-- Given exercise --
Exactly the lines from the line holding "Give me the Altair source for this chart." to the line holding "hgrid_solid = [0.04]", both lines included, are to be echoed; pictures are not.

-- Provided records --
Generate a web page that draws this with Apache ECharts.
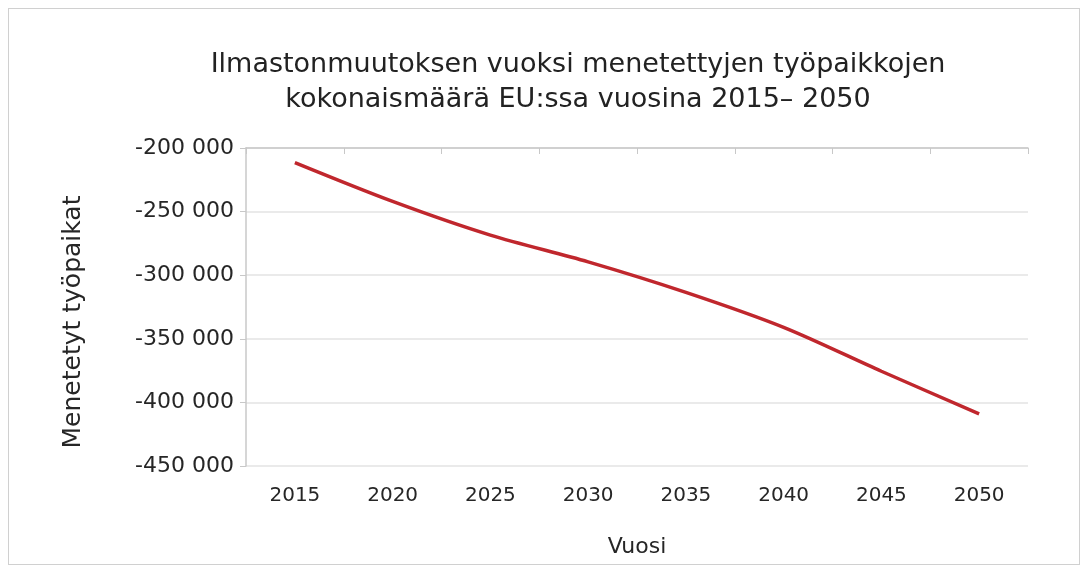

* * *

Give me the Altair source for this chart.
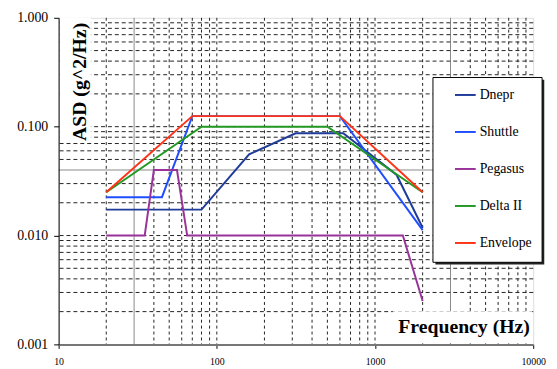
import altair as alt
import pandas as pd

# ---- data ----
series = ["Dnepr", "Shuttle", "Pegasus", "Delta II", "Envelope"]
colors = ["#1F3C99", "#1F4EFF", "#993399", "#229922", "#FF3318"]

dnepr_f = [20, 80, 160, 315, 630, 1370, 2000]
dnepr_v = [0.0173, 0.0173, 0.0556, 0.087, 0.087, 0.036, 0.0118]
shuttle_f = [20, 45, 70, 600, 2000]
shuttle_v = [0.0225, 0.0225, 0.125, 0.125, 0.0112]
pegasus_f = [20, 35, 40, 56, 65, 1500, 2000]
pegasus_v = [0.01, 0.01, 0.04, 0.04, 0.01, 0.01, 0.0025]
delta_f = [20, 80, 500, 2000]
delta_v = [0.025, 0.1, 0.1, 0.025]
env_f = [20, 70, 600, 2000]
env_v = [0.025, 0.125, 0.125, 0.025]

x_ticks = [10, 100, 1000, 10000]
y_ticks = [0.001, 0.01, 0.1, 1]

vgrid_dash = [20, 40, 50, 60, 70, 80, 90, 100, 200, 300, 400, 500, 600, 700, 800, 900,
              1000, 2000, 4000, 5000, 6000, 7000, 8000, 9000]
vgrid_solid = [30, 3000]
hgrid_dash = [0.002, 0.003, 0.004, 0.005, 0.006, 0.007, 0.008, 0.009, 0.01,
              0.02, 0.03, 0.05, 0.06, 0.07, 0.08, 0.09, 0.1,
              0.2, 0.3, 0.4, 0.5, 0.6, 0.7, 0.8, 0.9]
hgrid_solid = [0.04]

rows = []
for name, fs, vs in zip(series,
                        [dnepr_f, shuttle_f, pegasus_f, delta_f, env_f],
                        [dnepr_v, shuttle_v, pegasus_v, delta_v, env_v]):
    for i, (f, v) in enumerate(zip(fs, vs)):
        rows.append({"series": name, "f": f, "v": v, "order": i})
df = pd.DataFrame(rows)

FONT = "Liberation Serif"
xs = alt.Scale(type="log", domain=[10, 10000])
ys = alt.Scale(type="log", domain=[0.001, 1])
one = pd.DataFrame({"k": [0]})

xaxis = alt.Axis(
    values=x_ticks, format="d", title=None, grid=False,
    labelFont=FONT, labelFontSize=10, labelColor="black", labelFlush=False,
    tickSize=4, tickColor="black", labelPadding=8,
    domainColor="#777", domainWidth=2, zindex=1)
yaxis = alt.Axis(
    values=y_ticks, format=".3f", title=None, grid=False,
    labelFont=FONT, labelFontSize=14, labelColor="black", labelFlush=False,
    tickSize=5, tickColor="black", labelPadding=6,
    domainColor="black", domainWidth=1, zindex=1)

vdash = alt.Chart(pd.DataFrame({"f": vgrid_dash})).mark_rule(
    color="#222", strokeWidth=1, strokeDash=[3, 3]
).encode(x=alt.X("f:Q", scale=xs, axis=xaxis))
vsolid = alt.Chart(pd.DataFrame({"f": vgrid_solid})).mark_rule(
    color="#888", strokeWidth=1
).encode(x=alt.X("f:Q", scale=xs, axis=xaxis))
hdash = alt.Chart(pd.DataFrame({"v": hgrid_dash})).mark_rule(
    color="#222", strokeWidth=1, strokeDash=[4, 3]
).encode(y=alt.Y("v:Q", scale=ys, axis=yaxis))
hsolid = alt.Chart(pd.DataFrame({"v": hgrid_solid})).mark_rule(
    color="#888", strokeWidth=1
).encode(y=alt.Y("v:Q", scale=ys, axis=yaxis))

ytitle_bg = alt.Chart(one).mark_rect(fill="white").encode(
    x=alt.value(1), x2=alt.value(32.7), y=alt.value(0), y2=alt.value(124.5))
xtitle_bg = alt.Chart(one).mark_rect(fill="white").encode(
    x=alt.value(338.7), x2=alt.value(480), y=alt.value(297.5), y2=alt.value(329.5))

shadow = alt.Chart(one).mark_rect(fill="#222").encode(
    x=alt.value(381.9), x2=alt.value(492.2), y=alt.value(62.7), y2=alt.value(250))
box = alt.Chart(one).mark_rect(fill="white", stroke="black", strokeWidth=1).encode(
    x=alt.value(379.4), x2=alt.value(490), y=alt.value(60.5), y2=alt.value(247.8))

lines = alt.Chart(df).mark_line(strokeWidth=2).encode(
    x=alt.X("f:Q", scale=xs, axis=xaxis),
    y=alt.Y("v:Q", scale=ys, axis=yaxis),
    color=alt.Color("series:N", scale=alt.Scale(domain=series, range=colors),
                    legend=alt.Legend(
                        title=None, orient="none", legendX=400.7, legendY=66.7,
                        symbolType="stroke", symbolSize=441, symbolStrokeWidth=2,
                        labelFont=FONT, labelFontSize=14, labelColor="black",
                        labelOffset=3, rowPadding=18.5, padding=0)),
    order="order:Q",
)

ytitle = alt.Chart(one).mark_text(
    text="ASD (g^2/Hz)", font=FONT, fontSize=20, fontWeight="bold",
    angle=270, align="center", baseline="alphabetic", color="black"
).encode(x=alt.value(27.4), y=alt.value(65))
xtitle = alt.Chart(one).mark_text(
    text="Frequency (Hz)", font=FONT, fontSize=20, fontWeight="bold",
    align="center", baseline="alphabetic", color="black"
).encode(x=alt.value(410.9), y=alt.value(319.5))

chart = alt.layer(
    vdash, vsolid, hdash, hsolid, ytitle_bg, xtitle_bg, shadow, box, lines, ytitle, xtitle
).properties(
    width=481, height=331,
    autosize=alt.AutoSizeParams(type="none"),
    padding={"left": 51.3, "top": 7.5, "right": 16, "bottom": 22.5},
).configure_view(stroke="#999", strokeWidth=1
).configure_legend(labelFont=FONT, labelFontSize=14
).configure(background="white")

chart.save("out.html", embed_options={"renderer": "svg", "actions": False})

-- Result of this exercise --
Give me the Altair source for this chart.
import altair as alt
import pandas as pd

# ---- data ----
series = ["Dnepr", "Shuttle", "Pegasus", "Delta II", "Envelope"]
colors = ["#1F3C99", "#1F4EFF", "#993399", "#229922", "#FF3318"]

dnepr_f = [20, 80, 160, 315, 630, 1370, 2000]
dnepr_v = [0.0173, 0.0173, 0.0556, 0.087, 0.087, 0.036, 0.0118]
shuttle_f = [20, 45, 70, 600, 2000]
shuttle_v = [0.0225, 0.0225, 0.125, 0.125, 0.0112]
pegasus_f = [20, 35, 40, 56, 65, 1500, 2000]
pegasus_v = [0.01, 0.01, 0.04, 0.04, 0.01, 0.01, 0.0025]
delta_f = [20, 80, 500, 2000]
delta_v = [0.025, 0.1, 0.1, 0.025]
env_f = [20, 70, 600, 2000]
env_v = [0.025, 0.125, 0.125, 0.025]

x_ticks = [10, 100, 1000, 10000]
y_ticks = [0.001, 0.01, 0.1, 1]

vgrid_dash = [20, 40, 50, 60, 70, 80, 90, 100, 200, 300, 400, 500, 600, 700, 800, 900,
              1000, 2000, 4000, 5000, 6000, 7000, 8000, 9000]
vgrid_solid = [30, 3000]
hgrid_dash = [0.002, 0.003, 0.004, 0.005, 0.006, 0.007, 0.008, 0.009, 0.01,
              0.02, 0.03, 0.05, 0.06, 0.07, 0.08, 0.09, 0.1,
              0.2, 0.3, 0.4, 0.5, 0.6, 0.7, 0.8, 0.9]
hgrid_solid = [0.04]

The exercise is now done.